(TASK DETAILS) Transcribe the listing that follows in full, omitting pictures.

(RAW DATA)
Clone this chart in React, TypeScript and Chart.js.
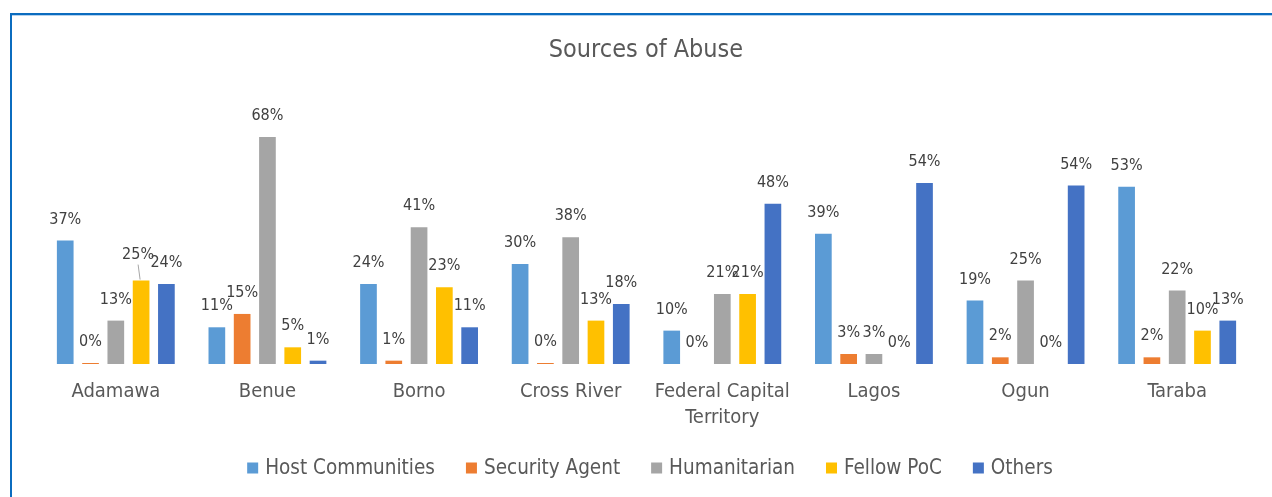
import React, { useEffect, useRef } from "react";
import { Chart, registerables } from "chart.js";

Chart.register(...registerables);

const FONT = "'DejaVu Sans Condensed', 'DejaVu Sans', sans-serif";

const title = "Sources of Abuse";
const categories = ["Adamawa", "Benue", "Borno", "Cross River", "Federal Capital Territory", "Lagos", "Ogun", "Taraba"];
const tickLabels = [["Adamawa"], ["Benue"], ["Borno"], ["Cross River"], ["Federal Capital", "Territory"], ["Lagos"], ["Ogun"], ["Taraba"]];
const seriesNames = ["Host Communities", "Security Agent", "Humanitarian", "Fellow PoC", "Others"];
const seriesColors = ["#5B9BD5", "#ED7D31", "#A5A5A5", "#FFC000", "#4472C4"];

const hostCommunities = [0.37, 0.11, 0.24, 0.30, 0.10, 0.39, 0.19, 0.531];
const securityAgent = [0.003, 0.15, 0.01, 0.003, 0.0, 0.03, 0.02, 0.02];
const humanitarian = [0.13, 0.68, 0.41, 0.38, 0.21, 0.03, 0.25, 0.22];
const fellowPoC = [0.25, 0.05, 0.23, 0.13, 0.21, 0.0, 0.0, 0.10];
const others = [0.24, 0.01, 0.11, 0.18, 0.48, 0.542, 0.535, 0.13];

const seriesValues = [hostCommunities, securityAgent, humanitarian, fellowPoC, others];

const overlayPlugin = {
  id: "overlay",
  afterDatasetsDraw(chart: any) {
    const ctx = chart.ctx;
    ctx.save();
    ctx.font = `16px ${FONT}`;
    ctx.fillStyle = "#404040";
    ctx.textAlign = "center";
    ctx.textBaseline = "middle";
    chart.data.datasets.forEach((ds: any, di: number) => {
      const meta = chart.getDatasetMeta(di);
      meta.data.forEach((bar: any, i: number) => {
        const v = ds.data[i] as number;
        const text = Math.round(v * 100) + "%";
        let x = bar.x;
        let y = bar.y - 21;
        if (di === 3 && i === 0) {
          // moved label with leader line (as in the reference)
          x = bar.x - 3;
          y = bar.y - 26;
          ctx.strokeStyle = "#A6A6A6";
          ctx.lineWidth = 1;
          ctx.beginPath();
          ctx.moveTo(bar.x - 1, bar.y - 1);
          ctx.lineTo(bar.x - 3, bar.y - 16);
          ctx.stroke();
        }
        ctx.fillText(text, x, y);
      });
    });
    ctx.restore();
  },
  afterDraw(chart: any) {
    const ctx = chart.ctx;
    ctx.save();
    // title
    ctx.font = `25px ${FONT}`;
    ctx.fillStyle = "#595959";
    ctx.textAlign = "center";
    ctx.textBaseline = "middle";
    ctx.fillText(title, 646, 50);
    // legend
    ctx.font = `20.5px ${FONT}`;
    ctx.textAlign = "left";
    const box = 11;
    const gapText = 7;
    const gapItem = 31;
    const widths = seriesNames.map((n) => box + gapText + ctx.measureText(n).width);
    const total = widths.reduce((a, b) => a + b, 0) + gapItem * (seriesNames.length - 1);
    let x = 650 - total / 2;
    const cy = 468;
    seriesNames.forEach((n, i) => {
      ctx.fillStyle = seriesColors[i];
      ctx.fillRect(x, cy - 5.5, box, box);
      ctx.fillStyle = "#595959";
      ctx.fillText(n, x + box + gapText, cy + 1);
      x += widths[i] + gapItem;
    });
    ctx.restore();
  },
};

export default function App() {
  const ref = useRef<HTMLCanvasElement | null>(null);
  useEffect(() => {
    document.body.style.overflow = "hidden";
    const canvas = ref.current!;
    const chart = new Chart(canvas, {
      type: "bar",
      data: {
        labels: tickLabels as any,
        datasets: seriesNames.map((name, i) => ({
          label: name,
          data: seriesValues[i],
          backgroundColor: seriesColors[i],
          borderWidth: 0,
          categoryPercentage: 0.834,
          barPercentage: 0.66,
        })),
      },
      options: {
        responsive: false,
        animation: false,
        devicePixelRatio: 1,
        layout: { padding: { left: 40, right: 19, top: 97, bottom: 69 } },
        plugins: {
          legend: { display: false },
          title: { display: false },
          tooltip: { enabled: false },
        },
        scales: {
          x: {
            grid: { display: false, drawTicks: false },
            border: { display: false },
            ticks: {
              color: "#595959",
              font: { family: FONT, size: 20, lineHeight: 1.3 },
              padding: 15,
              maxRotation: 0,
              autoSkip: false,
            },
            afterFit: (scale: any) => {
              scale.height = 64;
            },
          },
          y: {
            display: false,
            min: 0,
            max: 0.8,
          },
        },
      },
      plugins: [overlayPlugin],
    });
    return () => chart.destroy();
  }, []);

  return (
    <div style={{ position: "fixed", left: 0, top: 0, width: 1272, height: 497, background: "#fff", overflow: "hidden" }}>
      <div
        style={{
          position: "absolute",
          left: 10,
          top: 13,
          width: 1400,
          height: 600,
          borderTop: "2px solid #0B6CBF",
          borderLeft: "2px solid #0B6CBF",
          boxShadow: "inset 0 1px 0 #B4D2EE",
        }}
      />
      <canvas ref={ref} width={1272} height={497} style={{ position: "absolute", left: 0, top: 0, display: "block" }} />
    </div>
  );
}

(RESPONSE TO THIS TASK)
Clone this chart in React, TypeScript and Chart.js.
import React, { useEffect, useRef } from "react";
import { Chart, registerables } from "chart.js";

Chart.register(...registerables);

const FONT = "'DejaVu Sans Condensed', 'DejaVu Sans', sans-serif";

const title = "Sources of Abuse";
const categories = ["Adamawa", "Benue", "Borno", "Cross River", "Federal Capital Territory", "Lagos", "Ogun", "Taraba"];
const tickLabels = [["Adamawa"], ["Benue"], ["Borno"], ["Cross River"], ["Federal Capital", "Territory"], ["Lagos"], ["Ogun"], ["Taraba"]];
const seriesNames = ["Host Communities", "Security Agent", "Humanitarian", "Fellow PoC", "Others"];
const seriesColors = ["#5B9BD5", "#ED7D31", "#A5A5A5", "#FFC000", "#4472C4"];

const hostCommunities = [0.37, 0.11, 0.24, 0.30, 0.10, 0.39, 0.19, 0.531];
const securityAgent = [0.003, 0.15, 0.01, 0.003, 0.0, 0.03, 0.02, 0.02];
const humanitarian = [0.13, 0.68, 0.41, 0.38, 0.21, 0.03, 0.25, 0.22];
const fellowPoC = [0.25, 0.05, 0.23, 0.13, 0.21, 0.0, 0.0, 0.10];
const others = [0.24, 0.01, 0.11, 0.18, 0.48, 0.542, 0.535, 0.13];

const seriesValues = [hostCommunities, securityAgent, humanitarian, fellowPoC, others];

const overlayPlugin = {
  id: "overlay",
  afterDatasetsDraw(chart: any) {
    const ctx = chart.ctx;
    ctx.save();
    ctx.font = `16px ${FONT}`;
    ctx.fillStyle = "#404040";
    ctx.textAlign = "center";
    ctx.textBaseline = "middle";
    chart.data.datasets.forEach((ds: any, di: number) => {
      const meta = chart.getDatasetMeta(di);
      meta.data.forEach((bar: any, i: number) => {
        const v = ds.data[i] as number;
        const text = Math.round(v * 100) + "%";
        let x = bar.x;
        let y = bar.y - 21;
        if (di === 3 && i === 0) {
          // moved label with leader line (as in the reference)
          x = bar.x - 3;
          y = bar.y - 26;
          ctx.strokeStyle = "#A6A6A6";
          ctx.lineWidth = 1;
          ctx.beginPath();
          ctx.moveTo(bar.x - 1, bar.y - 1);
          ctx.lineTo(bar.x - 3, bar.y - 16);
          ctx.stroke();
        }
        ctx.fillText(text, x, y);
      });
    });
    ctx.restore();
  },
  afterDraw(chart: any) {
    const ctx = chart.ctx;
    ctx.save();
    // title
    ctx.font = `25px ${FONT}`;
    ctx.fillStyle = "#595959";
    ctx.textAlign = "center";
    ctx.textBaseline = "middle";
    ctx.fillText(title, 646, 50);
    // legend
    ctx.font = `20.5px ${FONT}`;
    ctx.textAlign = "left";
    const box = 11;
    const gapText = 7;
    const gapItem = 31;
    const widths = seriesNames.map((n) => box + gapText + ctx.measureText(n).width);
    const total = widths.reduce((a, b) => a + b, 0) + gapItem * (seriesNames.length - 1);
    let x = 650 - total / 2;
    const cy = 468;
    seriesNames.forEach((n, i) => {
      ctx.fillStyle = seriesColors[i];
      ctx.fillRect(x, cy - 5.5, box, box);
      ctx.fillStyle = "#595959";
      ctx.fillText(n, x + box + gapText, cy + 1);
      x += widths[i] + gapItem;
    });
    ctx.restore();
  },
};

export default function App() {
  const ref = useRef<HTMLCanvasElement | null>(null);
  useEffect(() => {
    document.body.style.overflow = "hidden";
    const canvas = ref.current!;
    const chart = new Chart(canvas, {
      type: "bar",
      data: {
        labels: tickLabels as any,
        datasets: seriesNames.map((name, i) => ({
          label: name,
          data: seriesValues[i],
          backgroundColor: seriesColors[i],
          borderWidth: 0,
          categoryPercentage: 0.834,
          barPercentage: 0.66,
        })),
      },
      options: {
        responsive: false,
        animation: false,
        devicePixelRatio: 1,
        layout: { padding: { left: 40, right: 19, top: 97, bottom: 69 } },
        plugins: {
          legend: { display: false },
          title: { display: false },
          tooltip: { enabled: false },
        },
        scales: {
          x: {
            grid: { display: false, drawTicks: false },
            border: { display: false },
            ticks: {
              color: "#595959",
              font: { family: FONT, size: 20, lineHeight: 1.3 },
              padding: 15,
              maxRotation: 0,
              autoSkip: false,
            },
            afterFit: (scale: any) => {
              scale.height = 64;
            },
          },
          y: {
            display: false,
            min: 0,
            max: 0.8,
          },
        },
      },
      plugins: [overlayPlugin],
    });
    return () => chart.destroy();
  }, []);

  return (
    <div style={{ position: "fixed", left: 0, top: 0, width: 1272, height: 497, background: "#fff", overflow: "hidden" }}>
      <div
        style={{
          position: "absolute",
          left: 10,
          top: 13,
          width: 1400,
          height: 600,
          borderTop: "2px solid #0B6CBF",
          borderLeft: "2px solid #0B6CBF",
          boxShadow: "inset 0 1px 0 #B4D2EE",
        }}
      />
      <canvas ref={ref} width={1272} height={497} style={{ position: "absolute", left: 0, top: 0, display: "block" }} />
    </div>
  );
}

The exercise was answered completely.